The State of California is engaged in a large number of initiatives that we are implementing, including programs that make transitioning to college easier (especially for traditionally under-represented populations), make transferring to four-year colleges easier and more transparent, provide better access to technical career education, and expand non-credit adult education that is designed to teach people necessary life and professional skills. We have recently started an innovative bio-technology certificate program to meet growing demand for people with practical skills in that area.

The physical plant of the college has come a long way since 2000, with Bond Measure E funds adding several new buildings. What’s the next building priority or priorities and the timetable for completion? Challenges to completion?
We’ll never be done; facilities development is an on-going process. But funding under Measure E is nearly finished; the current rehabilitation of the Orange Education Center on Batavia in Orange is the last Measure E project. The next two priority projects in the Facilities Master Plan are a new Student Center and a Performing Arts Center, but funding for these will likely require another local bond measure, in addition to state funding. I’d estimate that it’ll be at least 2020 before we can move forward on these projects.

The college has begun to engage alumni more actively in recent years, in ways very similar to the way four-year colleges do.
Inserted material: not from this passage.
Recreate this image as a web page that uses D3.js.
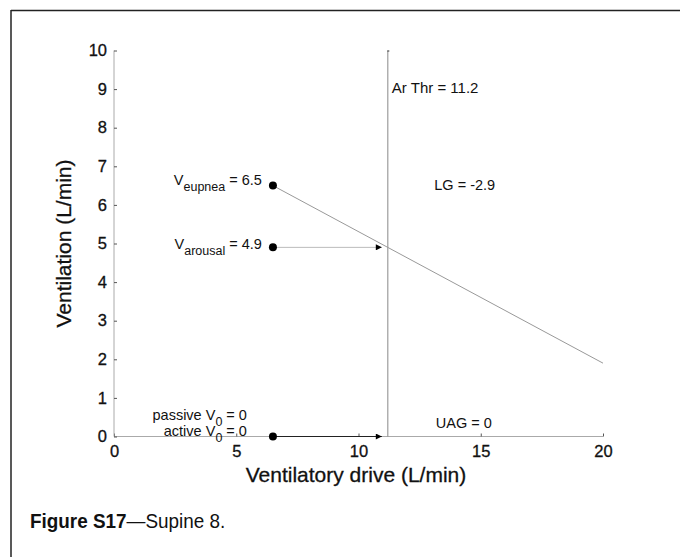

What roles would you like to see SCC alumni playing at the college?
I hope our alumni will feel a strong connection to Santiago Canyon College. Many times alumni leave here and transfer their loyalty to their four-year transfer college. My hope is that they will proudly broadcast their decision to attend SCC as a smart decision, as well as the place where they got their start, found their passion or got their second chance. We want to be remembered and valued as having played an important role in their lives.

There are lots of roles our alumni can play at SCC. Whether alumni just come back to campus for an athletic event, keep a faculty member up-to-date or get involved by mentoring a student, accepting phone calls from students or joining the alumni network, every contribution matters. Students should keep SCC on their LinkedIn or Facebook profiles once they get into USC, Cal State Fullerton or UCLA. Once a Hawk, always a Hawk. To me, starting out at a high-quality community college like SCC is a smart economic decision. Why rack up loan debt taking two years of breadth requirements at a four-year, when you can achieve the same thing for much less money at SCC?

Where do you see the College in 2030, when it celebrates its 30th anniversary?
Looking into the crystal ball, I see the campus built out as planned, with a student center that will become the hub for student life and a performing arts center that will enrich the local cultural scene. We’ll be surrounded by new neighborhoods to the east that will become part of our community. We’ll continue to serve the diverse student body that we serve now. Our goal is to keep preparing students for an ever-evolving workforce, always with an eye on preparing them smarter and better. If we continue to do that, we can ensure that other local colleges will look to Santiago Canyon College as a role model, and that prospective students will think of SCC first when they start their college search.